The listing below should be printed exactly, every line of it. Skip the pictures.

[Entries with chart source code]

_____

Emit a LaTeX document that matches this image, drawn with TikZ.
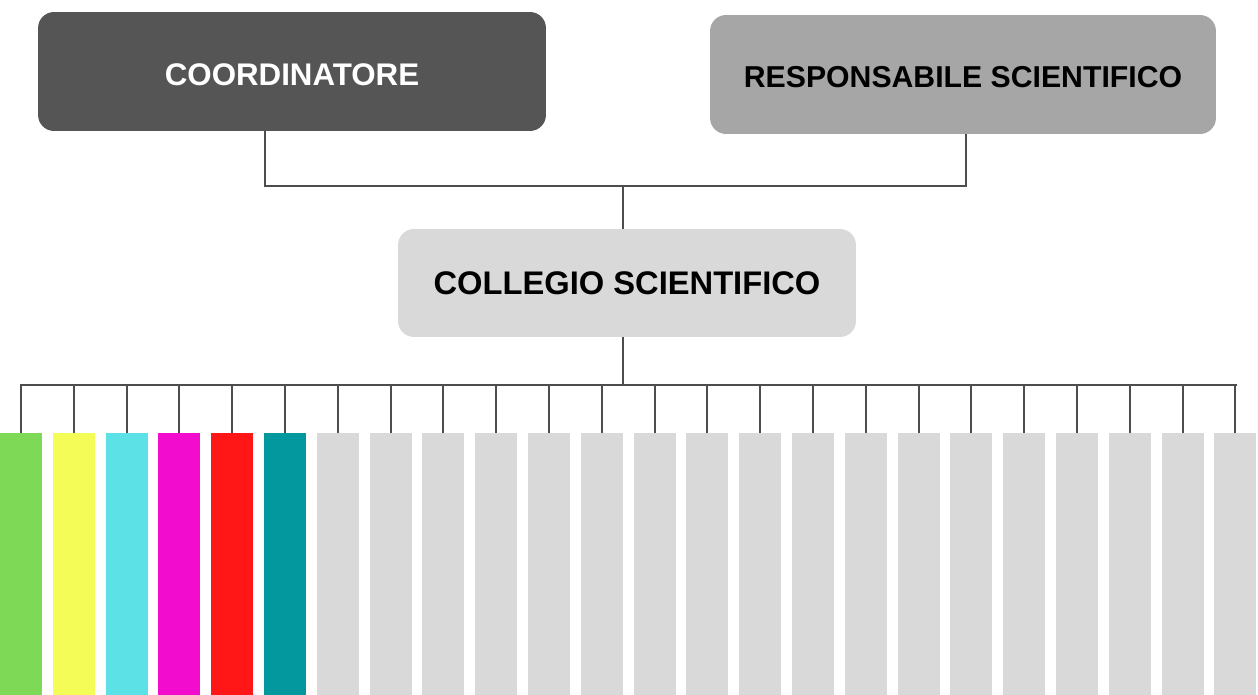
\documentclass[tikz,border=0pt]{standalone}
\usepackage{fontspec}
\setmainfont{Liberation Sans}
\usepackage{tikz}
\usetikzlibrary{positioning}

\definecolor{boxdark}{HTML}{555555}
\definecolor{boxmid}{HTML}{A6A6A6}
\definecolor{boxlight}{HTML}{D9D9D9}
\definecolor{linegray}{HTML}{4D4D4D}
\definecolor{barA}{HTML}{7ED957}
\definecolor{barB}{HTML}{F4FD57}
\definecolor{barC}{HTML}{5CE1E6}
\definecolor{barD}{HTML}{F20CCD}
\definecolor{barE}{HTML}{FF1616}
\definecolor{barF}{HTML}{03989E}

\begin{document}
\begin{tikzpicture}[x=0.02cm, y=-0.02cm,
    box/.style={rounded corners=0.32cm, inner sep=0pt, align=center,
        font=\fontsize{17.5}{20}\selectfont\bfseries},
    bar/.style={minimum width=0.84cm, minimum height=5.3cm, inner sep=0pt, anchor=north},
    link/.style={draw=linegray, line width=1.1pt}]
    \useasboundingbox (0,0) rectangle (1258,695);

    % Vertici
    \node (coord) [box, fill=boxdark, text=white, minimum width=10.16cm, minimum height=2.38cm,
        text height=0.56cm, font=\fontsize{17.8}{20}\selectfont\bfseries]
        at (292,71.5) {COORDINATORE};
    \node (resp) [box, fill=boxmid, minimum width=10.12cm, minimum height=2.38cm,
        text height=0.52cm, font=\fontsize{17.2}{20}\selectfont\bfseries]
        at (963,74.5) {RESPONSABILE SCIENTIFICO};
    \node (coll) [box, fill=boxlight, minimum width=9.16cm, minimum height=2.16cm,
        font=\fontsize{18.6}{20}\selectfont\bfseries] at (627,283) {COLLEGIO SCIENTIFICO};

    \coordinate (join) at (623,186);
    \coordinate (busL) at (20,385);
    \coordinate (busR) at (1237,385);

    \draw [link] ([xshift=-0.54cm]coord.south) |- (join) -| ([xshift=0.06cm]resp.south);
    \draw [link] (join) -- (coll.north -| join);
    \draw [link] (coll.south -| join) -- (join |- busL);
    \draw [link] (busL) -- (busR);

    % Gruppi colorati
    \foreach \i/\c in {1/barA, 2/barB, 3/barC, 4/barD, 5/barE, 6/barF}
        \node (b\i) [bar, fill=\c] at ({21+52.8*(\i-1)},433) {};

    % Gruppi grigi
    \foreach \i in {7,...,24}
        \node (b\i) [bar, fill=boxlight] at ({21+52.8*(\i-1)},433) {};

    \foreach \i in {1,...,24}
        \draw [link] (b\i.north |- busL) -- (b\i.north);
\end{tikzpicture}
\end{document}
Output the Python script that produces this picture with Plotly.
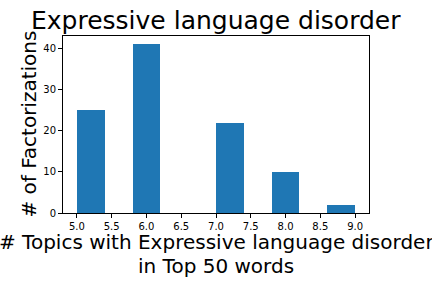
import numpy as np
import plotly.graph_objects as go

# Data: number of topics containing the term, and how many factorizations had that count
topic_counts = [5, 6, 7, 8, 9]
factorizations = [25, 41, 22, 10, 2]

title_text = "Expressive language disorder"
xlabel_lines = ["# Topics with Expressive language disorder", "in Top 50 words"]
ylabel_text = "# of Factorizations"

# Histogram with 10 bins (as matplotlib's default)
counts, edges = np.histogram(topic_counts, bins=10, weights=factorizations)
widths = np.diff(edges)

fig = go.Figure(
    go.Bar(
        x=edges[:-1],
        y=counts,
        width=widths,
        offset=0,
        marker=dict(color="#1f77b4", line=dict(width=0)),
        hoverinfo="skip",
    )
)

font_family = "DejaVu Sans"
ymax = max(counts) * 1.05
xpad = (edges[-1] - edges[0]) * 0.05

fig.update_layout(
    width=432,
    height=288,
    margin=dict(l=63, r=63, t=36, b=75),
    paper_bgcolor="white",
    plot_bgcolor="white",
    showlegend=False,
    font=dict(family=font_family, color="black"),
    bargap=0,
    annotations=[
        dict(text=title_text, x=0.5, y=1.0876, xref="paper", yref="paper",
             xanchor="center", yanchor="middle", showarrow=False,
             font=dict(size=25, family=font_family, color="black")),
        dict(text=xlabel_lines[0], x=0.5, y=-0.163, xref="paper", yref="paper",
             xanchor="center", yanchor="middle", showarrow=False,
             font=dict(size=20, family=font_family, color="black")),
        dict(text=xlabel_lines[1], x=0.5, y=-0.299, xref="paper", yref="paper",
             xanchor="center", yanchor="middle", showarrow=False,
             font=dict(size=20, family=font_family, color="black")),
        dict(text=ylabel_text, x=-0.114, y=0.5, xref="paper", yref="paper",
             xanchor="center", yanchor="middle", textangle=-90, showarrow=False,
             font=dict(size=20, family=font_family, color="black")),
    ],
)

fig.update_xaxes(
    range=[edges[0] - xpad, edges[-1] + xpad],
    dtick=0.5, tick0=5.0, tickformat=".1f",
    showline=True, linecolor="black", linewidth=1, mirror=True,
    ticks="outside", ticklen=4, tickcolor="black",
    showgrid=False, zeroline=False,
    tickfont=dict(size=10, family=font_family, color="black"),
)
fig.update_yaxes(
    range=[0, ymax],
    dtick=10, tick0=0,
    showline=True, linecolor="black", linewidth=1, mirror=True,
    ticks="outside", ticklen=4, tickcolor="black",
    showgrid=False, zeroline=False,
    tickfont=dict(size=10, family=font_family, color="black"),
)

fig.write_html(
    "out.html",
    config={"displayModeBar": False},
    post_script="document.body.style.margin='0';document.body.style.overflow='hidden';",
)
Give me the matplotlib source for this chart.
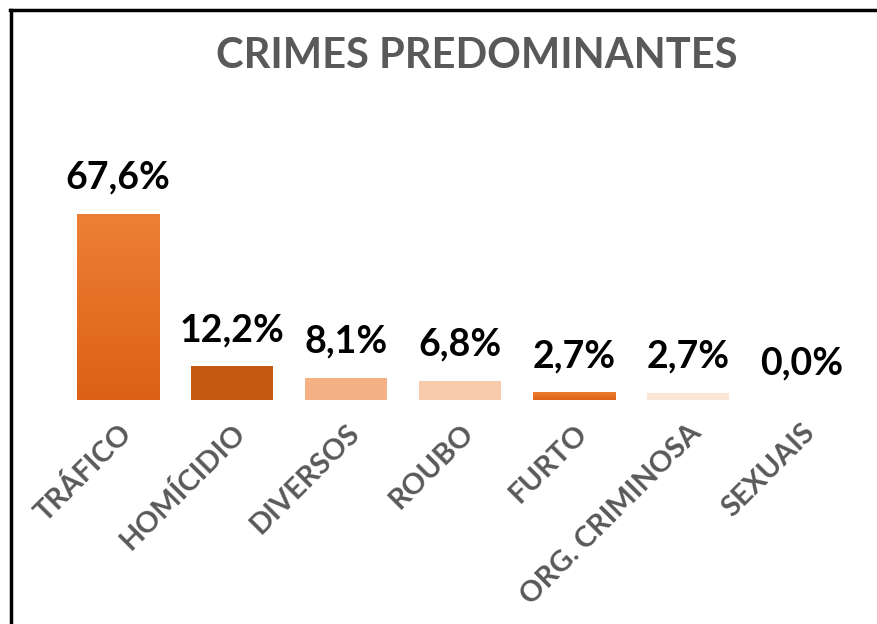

_____

= Written answer =
Emit a LaTeX document that matches this image, drawn with TikZ.
\documentclass[tikz,border=0pt]{standalone}
\usepackage{fontspec}
\setmainfont{Liberation Sans}
\usepackage{tikz}
\usetikzlibrary{positioning}

\definecolor{boxdark}{HTML}{555555}
\definecolor{boxmid}{HTML}{A6A6A6}
\definecolor{boxlight}{HTML}{D9D9D9}
\definecolor{linegray}{HTML}{4D4D4D}
\definecolor{barA}{HTML}{7ED957}
\definecolor{barB}{HTML}{F4FD57}
\definecolor{barC}{HTML}{5CE1E6}
\definecolor{barD}{HTML}{F20CCD}
\definecolor{barE}{HTML}{FF1616}
\definecolor{barF}{HTML}{03989E}

\begin{document}
\begin{tikzpicture}[x=0.02cm, y=-0.02cm,
    box/.style={rounded corners=0.32cm, inner sep=0pt, align=center,
        font=\fontsize{17.5}{20}\selectfont\bfseries},
    bar/.style={minimum width=0.84cm, minimum height=5.3cm, inner sep=0pt, anchor=north},
    link/.style={draw=linegray, line width=1.1pt}]
    \useasboundingbox (0,0) rectangle (1258,695);

    % Vertici
    \node (coord) [box, fill=boxdark, text=white, minimum width=10.16cm, minimum height=2.38cm,
        text height=0.56cm, font=\fontsize{17.8}{20}\selectfont\bfseries]
        at (292,71.5) {COORDINATORE};
    \node (resp) [box, fill=boxmid, minimum width=10.12cm, minimum height=2.38cm,
        text height=0.52cm, font=\fontsize{17.2}{20}\selectfont\bfseries]
        at (963,74.5) {RESPONSABILE SCIENTIFICO};
    \node (coll) [box, fill=boxlight, minimum width=9.16cm, minimum height=2.16cm,
        font=\fontsize{18.6}{20}\selectfont\bfseries] at (627,283) {COLLEGIO SCIENTIFICO};

    \coordinate (join) at (623,186);
    \coordinate (busL) at (20,385);
    \coordinate (busR) at (1237,385);

    \draw [link] ([xshift=-0.54cm]coord.south) |- (join) -| ([xshift=0.06cm]resp.south);
    \draw [link] (join) -- (coll.north -| join);
    \draw [link] (coll.south -| join) -- (join |- busL);
    \draw [link] (busL) -- (busR);

    % Gruppi colorati
    \foreach \i/\c in {1/barA, 2/barB, 3/barC, 4/barD, 5/barE, 6/barF}
        \node (b\i) [bar, fill=\c] at ({21+52.8*(\i-1)},433) {};

    % Gruppi grigi
    \foreach \i in {7,...,24}
        \node (b\i) [bar, fill=boxlight] at ({21+52.8*(\i-1)},433) {};

    \foreach \i in {1,...,24}
        \draw [link] (b\i.north |- busL) -- (b\i.north);
\end{tikzpicture}
\end{document}
Output the Python script that produces this picture with Plotly.
import numpy as np
import plotly.graph_objects as go

# Data: number of topics containing the term, and how many factorizations had that count
topic_counts = [5, 6, 7, 8, 9]
factorizations = [25, 41, 22, 10, 2]

title_text = "Expressive language disorder"
xlabel_lines = ["# Topics with Expressive language disorder", "in Top 50 words"]
ylabel_text = "# of Factorizations"

# Histogram with 10 bins (as matplotlib's default)
counts, edges = np.histogram(topic_counts, bins=10, weights=factorizations)
widths = np.diff(edges)

fig = go.Figure(
    go.Bar(
        x=edges[:-1],
        y=counts,
        width=widths,
        offset=0,
        marker=dict(color="#1f77b4", line=dict(width=0)),
        hoverinfo="skip",
    )
)

font_family = "DejaVu Sans"
ymax = max(counts) * 1.05
xpad = (edges[-1] - edges[0]) * 0.05

fig.update_layout(
    width=432,
    height=288,
    margin=dict(l=63, r=63, t=36, b=75),
    paper_bgcolor="white",
    plot_bgcolor="white",
    showlegend=False,
    font=dict(family=font_family, color="black"),
    bargap=0,
    annotations=[
        dict(text=title_text, x=0.5, y=1.0876, xref="paper", yref="paper",
             xanchor="center", yanchor="middle", showarrow=False,
             font=dict(size=25, family=font_family, color="black")),
        dict(text=xlabel_lines[0], x=0.5, y=-0.163, xref="paper", yref="paper",
             xanchor="center", yanchor="middle", showarrow=False,
             font=dict(size=20, family=font_family, color="black")),
        dict(text=xlabel_lines[1], x=0.5, y=-0.299, xref="paper", yref="paper",
             xanchor="center", yanchor="middle", showarrow=False,
             font=dict(size=20, family=font_family, color="black")),
        dict(text=ylabel_text, x=-0.114, y=0.5, xref="paper", yref="paper",
             xanchor="center", yanchor="middle", textangle=-90, showarrow=False,
             font=dict(size=20, family=font_family, color="black")),
    ],
)

fig.update_xaxes(
    range=[edges[0] - xpad, edges[-1] + xpad],
    dtick=0.5, tick0=5.0, tickformat=".1f",
    showline=True, linecolor="black", linewidth=1, mirror=True,
    ticks="outside", ticklen=4, tickcolor="black",
    showgrid=False, zeroline=False,
    tickfont=dict(size=10, family=font_family, color="black"),
)
fig.update_yaxes(
    range=[0, ymax],
    dtick=10, tick0=0,
    showline=True, linecolor="black", linewidth=1, mirror=True,
    ticks="outside", ticklen=4, tickcolor="black",
    showgrid=False, zeroline=False,
    tickfont=dict(size=10, family=font_family, color="black"),
)

fig.write_html(
    "out.html",
    config={"displayModeBar": False},
    post_script="document.body.style.margin='0';document.body.style.overflow='hidden';",
)
Give me the matplotlib source for this chart.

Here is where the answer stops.